# Source material
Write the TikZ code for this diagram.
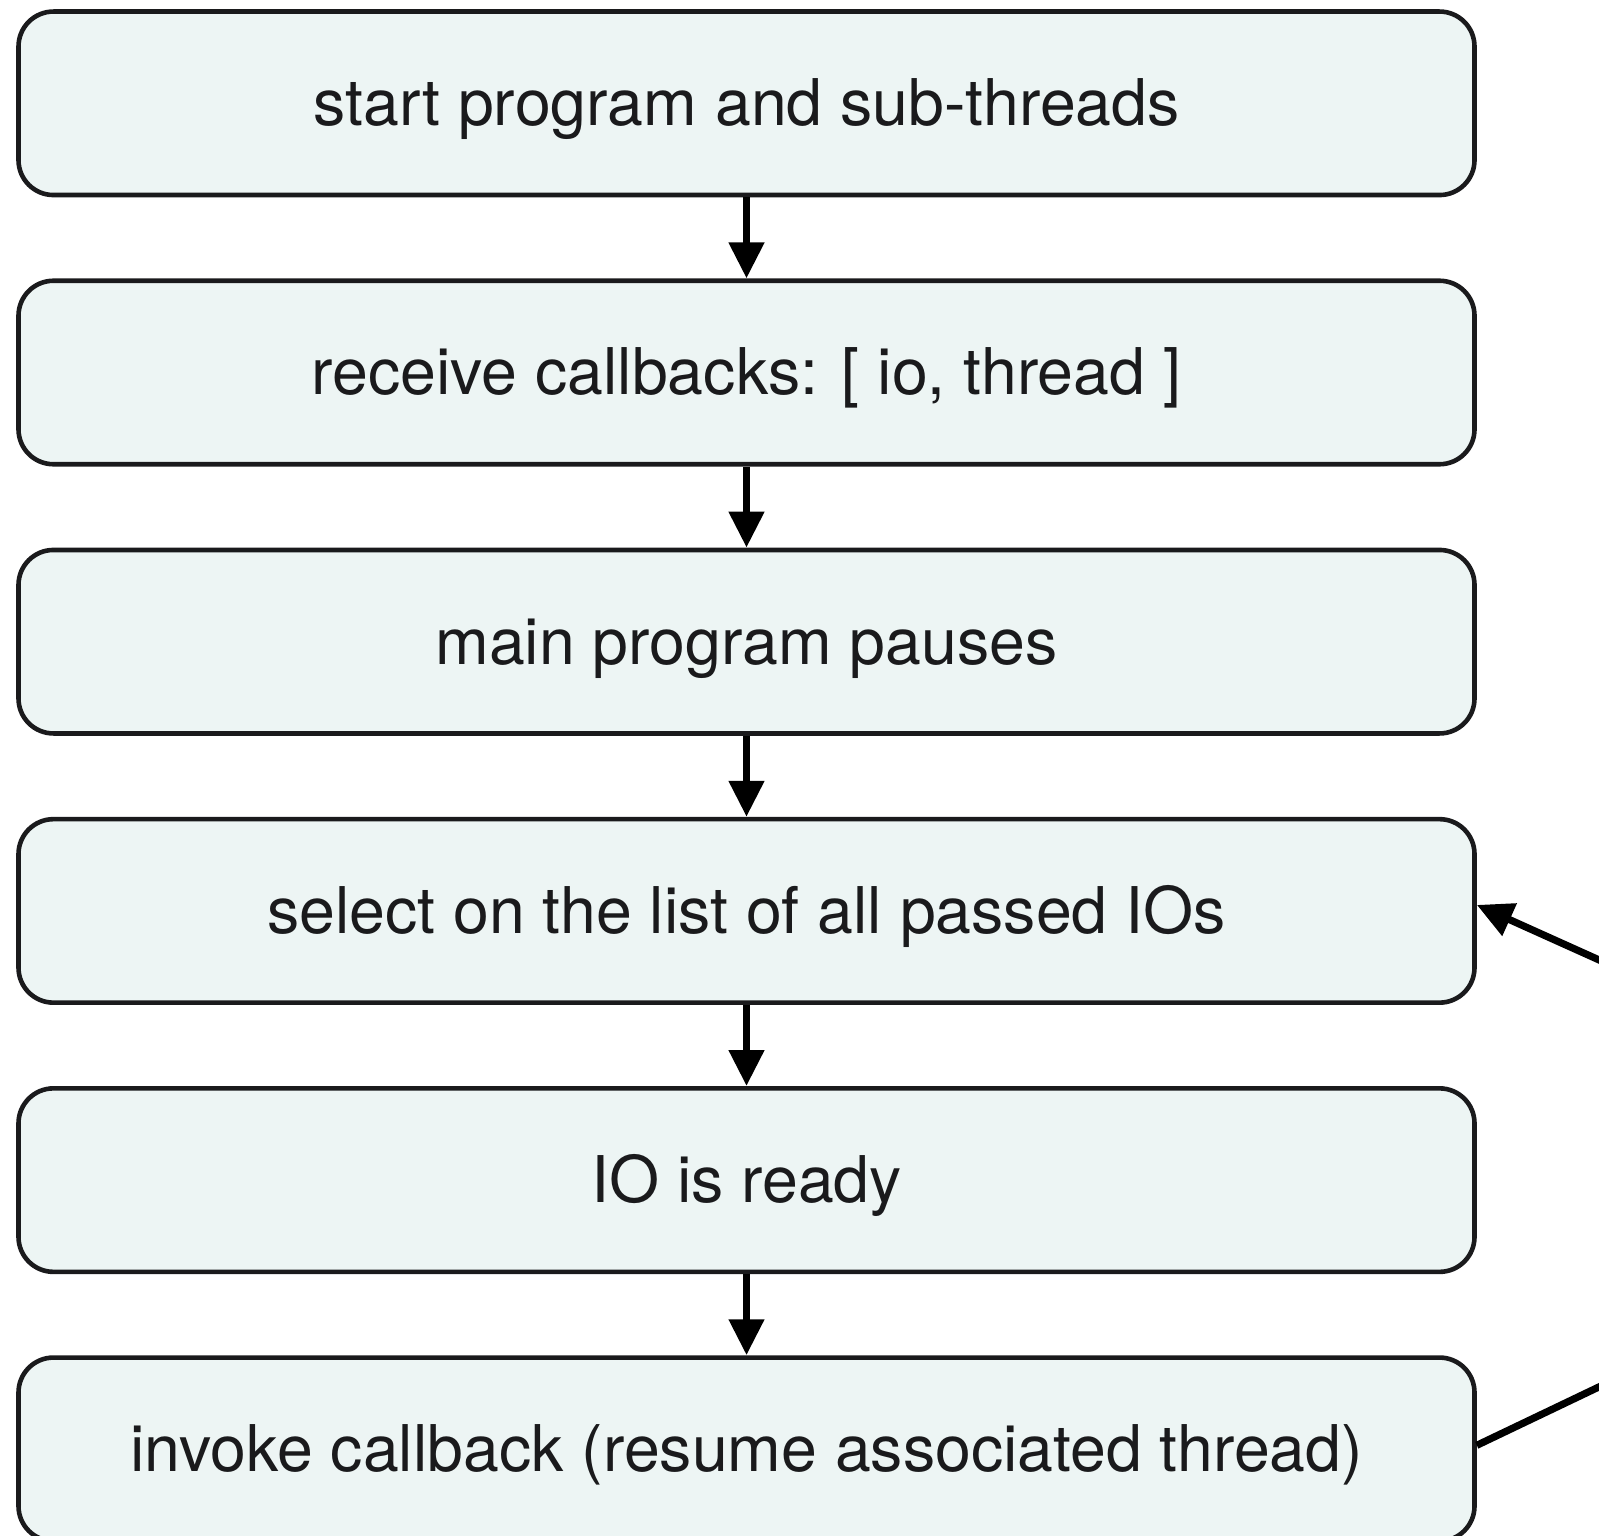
\documentclass[tikz,border=0pt]{standalone}
\usepackage{fontspec}
\setmainfont{TeX Gyre Heros}
\usetikzlibrary{arrows.meta}
\definecolor{boxfill}{RGB}{237,245,244}
\definecolor{boxline}{RGB}{26,26,28}
\begin{document}
\begin{tikzpicture}[x=0.5pt,y=-0.5pt,
  stepbox/.style={draw=boxline, fill=boxfill, line width=2.3pt, rounded corners=17.5pt,
    minimum width=728pt, minimum height=91.75pt, inner sep=0pt,
    text height=22.4pt, text depth=0pt,
    text=boxline, font=\fontsize{32.2}{39}\selectfont},
  flow/.style={line width=3.8pt, draw=black, -{Triangle[length=18pt,width=17pt]}},
  loopline/.style={line width=3.6pt, draw=black, line join=miter, -{Triangle[length=18pt,width=17pt]}}]
\useasboundingbox (0,0) rectangle (1599,1535);
\clip (0,0) rectangle (1599,1535);
\node[stepbox] (n1) at (746.5,103.3) {start program and sub-threads};
\node[stepbox] (n2) at (746.5,372.5) {receive callbacks: [ io, thread ]};
\node[stepbox] (n3) at (746.5,641.7) {main program pauses};
\node[stepbox] (n4) at (746.5,910.9) {select on the list of all passed IOs};
\node[stepbox] (n5) at (746.5,1180.1) {IO is ready};
\node[stepbox] (n6) at (746.5,1449.3) {invoke callback (resume associated thread)};
\coordinate (apex) at (2059,1167);
\draw[flow] (n1.south) -- (n2.north);
\draw[flow] (n2.south) -- (n3.north);
\draw[flow] (n3.south) -- (n4.north);
\draw[flow] (n4.south) -- (n5.north);
\draw[flow] (n5.south) -- (n6.north);
\draw[loopline] ([yshift=2pt]n6.east) -- (apex) -- ([yshift=3pt]n4.east);
\end{tikzpicture}
\end{document}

# Work to complete
Copy the material above in full and exactly, skipping pictures.

# Task result
Write the TikZ code for this diagram.
\documentclass[tikz,border=0pt]{standalone}
\usepackage{fontspec}
\setmainfont{TeX Gyre Heros}
\usetikzlibrary{arrows.meta}
\definecolor{boxfill}{RGB}{237,245,244}
\definecolor{boxline}{RGB}{26,26,28}
\begin{document}
\begin{tikzpicture}[x=0.5pt,y=-0.5pt,
  stepbox/.style={draw=boxline, fill=boxfill, line width=2.3pt, rounded corners=17.5pt,
    minimum width=728pt, minimum height=91.75pt, inner sep=0pt,
    text height=22.4pt, text depth=0pt,
    text=boxline, font=\fontsize{32.2}{39}\selectfont},
  flow/.style={line width=3.8pt, draw=black, -{Triangle[length=18pt,width=17pt]}},
  loopline/.style={line width=3.6pt, draw=black, line join=miter, -{Triangle[length=18pt,width=17pt]}}]
\useasboundingbox (0,0) rectangle (1599,1535);
\clip (0,0) rectangle (1599,1535);
\node[stepbox] (n1) at (746.5,103.3) {start program and sub-threads};
\node[stepbox] (n2) at (746.5,372.5) {receive callbacks: [ io, thread ]};
\node[stepbox] (n3) at (746.5,641.7) {main program pauses};
\node[stepbox] (n4) at (746.5,910.9) {select on the list of all passed IOs};
\node[stepbox] (n5) at (746.5,1180.1) {IO is ready};
\node[stepbox] (n6) at (746.5,1449.3) {invoke callback (resume associated thread)};
\coordinate (apex) at (2059,1167);
\draw[flow] (n1.south) -- (n2.north);
\draw[flow] (n2.south) -- (n3.north);
\draw[flow] (n3.south) -- (n4.north);
\draw[flow] (n4.south) -- (n5.north);
\draw[flow] (n5.south) -- (n6.north);
\draw[loopline] ([yshift=2pt]n6.east) -- (apex) -- ([yshift=3pt]n4.east);
\end{tikzpicture}
\end{document}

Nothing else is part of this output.